## [WORK TO DO]
Set down the data below from its first line to the line holding "from bokeh.resources import INLINE", inclusive; omit all pictures.

## [EXTRACTED ENTRIES]
++++++++

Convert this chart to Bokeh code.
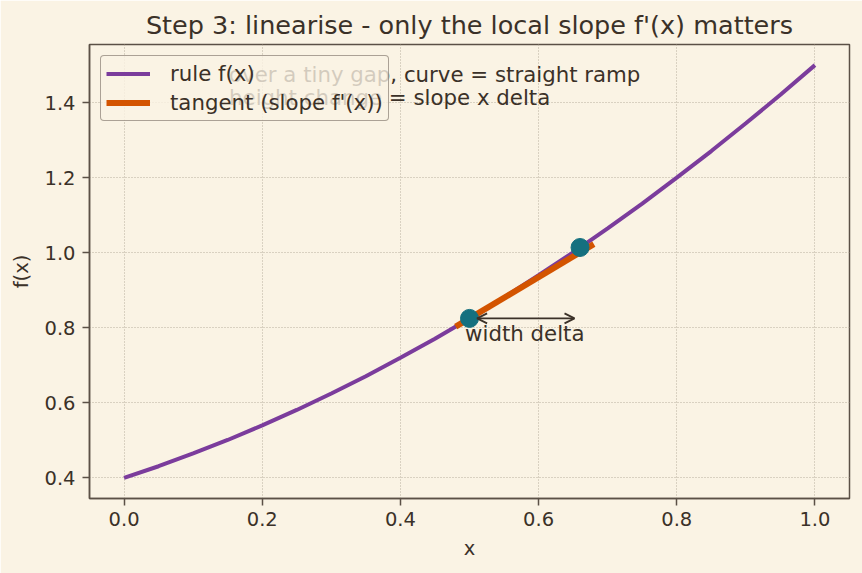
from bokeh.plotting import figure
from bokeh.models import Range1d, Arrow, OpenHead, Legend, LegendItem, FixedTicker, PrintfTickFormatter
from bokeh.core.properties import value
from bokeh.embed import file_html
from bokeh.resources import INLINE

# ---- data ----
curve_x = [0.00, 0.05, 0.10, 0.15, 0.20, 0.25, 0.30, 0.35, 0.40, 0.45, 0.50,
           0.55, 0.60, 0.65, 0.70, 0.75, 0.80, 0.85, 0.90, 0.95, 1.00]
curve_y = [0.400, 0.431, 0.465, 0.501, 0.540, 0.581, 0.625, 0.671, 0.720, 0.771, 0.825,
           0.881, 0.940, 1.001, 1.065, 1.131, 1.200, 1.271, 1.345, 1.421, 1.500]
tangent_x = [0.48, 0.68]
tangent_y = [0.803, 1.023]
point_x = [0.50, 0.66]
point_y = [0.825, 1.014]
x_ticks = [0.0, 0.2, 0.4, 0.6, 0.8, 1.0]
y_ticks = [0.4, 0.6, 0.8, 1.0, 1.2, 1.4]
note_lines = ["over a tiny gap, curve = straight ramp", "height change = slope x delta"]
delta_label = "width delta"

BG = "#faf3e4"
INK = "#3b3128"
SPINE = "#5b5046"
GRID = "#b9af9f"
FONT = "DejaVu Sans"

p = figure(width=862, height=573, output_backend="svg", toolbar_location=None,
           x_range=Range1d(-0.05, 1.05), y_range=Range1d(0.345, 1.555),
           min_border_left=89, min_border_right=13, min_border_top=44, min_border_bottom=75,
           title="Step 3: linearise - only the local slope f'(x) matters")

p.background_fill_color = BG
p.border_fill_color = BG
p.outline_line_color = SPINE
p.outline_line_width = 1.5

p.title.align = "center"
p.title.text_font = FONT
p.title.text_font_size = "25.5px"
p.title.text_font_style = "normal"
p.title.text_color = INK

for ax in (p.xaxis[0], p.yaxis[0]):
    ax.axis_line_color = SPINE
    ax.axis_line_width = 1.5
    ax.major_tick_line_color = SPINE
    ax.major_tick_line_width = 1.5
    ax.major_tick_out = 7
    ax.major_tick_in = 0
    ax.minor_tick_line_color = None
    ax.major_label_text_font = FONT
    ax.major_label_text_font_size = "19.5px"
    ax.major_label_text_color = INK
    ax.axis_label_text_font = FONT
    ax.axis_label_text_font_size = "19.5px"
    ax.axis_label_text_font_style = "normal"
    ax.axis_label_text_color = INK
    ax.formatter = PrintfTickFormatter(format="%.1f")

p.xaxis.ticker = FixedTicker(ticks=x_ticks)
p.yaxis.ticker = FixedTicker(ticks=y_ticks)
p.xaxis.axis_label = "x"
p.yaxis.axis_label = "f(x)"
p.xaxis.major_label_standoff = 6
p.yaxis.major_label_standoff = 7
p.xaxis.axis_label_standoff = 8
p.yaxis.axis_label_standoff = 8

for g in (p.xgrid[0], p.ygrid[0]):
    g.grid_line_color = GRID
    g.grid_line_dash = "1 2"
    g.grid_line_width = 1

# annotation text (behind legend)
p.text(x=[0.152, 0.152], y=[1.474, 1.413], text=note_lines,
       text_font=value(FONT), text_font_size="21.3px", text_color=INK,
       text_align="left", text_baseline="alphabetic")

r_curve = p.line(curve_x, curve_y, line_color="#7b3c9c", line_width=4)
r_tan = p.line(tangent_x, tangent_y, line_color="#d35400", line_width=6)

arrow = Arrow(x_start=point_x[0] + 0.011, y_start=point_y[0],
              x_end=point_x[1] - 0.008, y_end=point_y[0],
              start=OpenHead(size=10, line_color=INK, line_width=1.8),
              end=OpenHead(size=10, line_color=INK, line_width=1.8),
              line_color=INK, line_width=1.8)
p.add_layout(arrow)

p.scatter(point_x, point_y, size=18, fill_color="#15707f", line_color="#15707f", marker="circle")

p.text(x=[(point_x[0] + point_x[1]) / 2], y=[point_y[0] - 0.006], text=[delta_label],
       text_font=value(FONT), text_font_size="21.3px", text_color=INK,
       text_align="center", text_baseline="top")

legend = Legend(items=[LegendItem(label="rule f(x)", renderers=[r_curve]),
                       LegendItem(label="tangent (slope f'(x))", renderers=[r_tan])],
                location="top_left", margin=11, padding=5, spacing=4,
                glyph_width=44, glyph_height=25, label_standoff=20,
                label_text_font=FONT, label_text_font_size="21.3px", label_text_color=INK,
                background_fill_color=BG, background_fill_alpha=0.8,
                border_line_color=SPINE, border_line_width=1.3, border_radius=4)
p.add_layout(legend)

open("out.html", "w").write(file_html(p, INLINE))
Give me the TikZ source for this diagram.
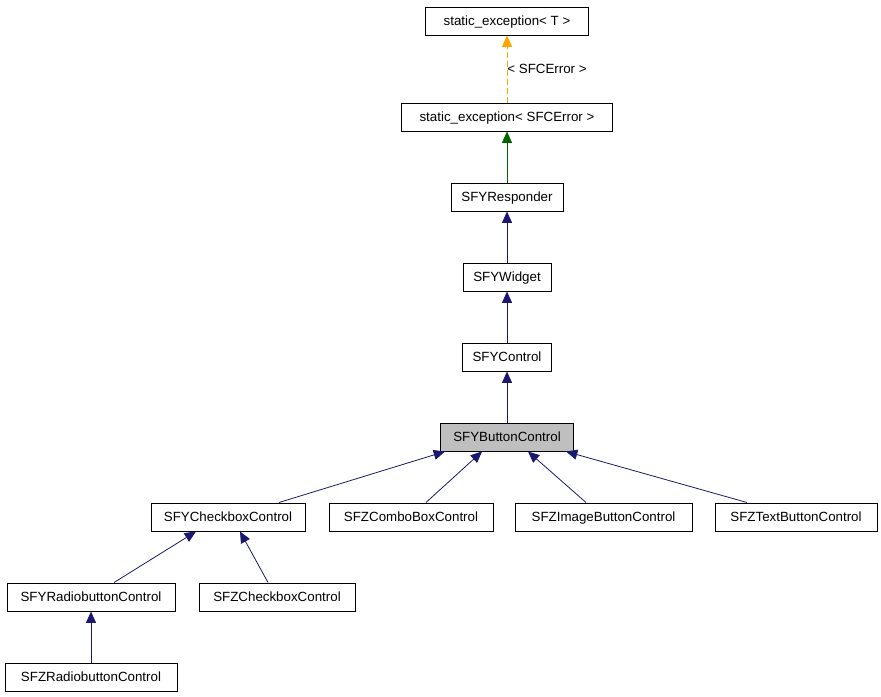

++++++++

## [RESPONSE TO THIS TASK]
Convert this chart to Bokeh code.
from bokeh.plotting import figure
from bokeh.models import Range1d, Arrow, OpenHead, Legend, LegendItem, FixedTicker, PrintfTickFormatter
from bokeh.core.properties import value
from bokeh.embed import file_html
from bokeh.resources import INLINE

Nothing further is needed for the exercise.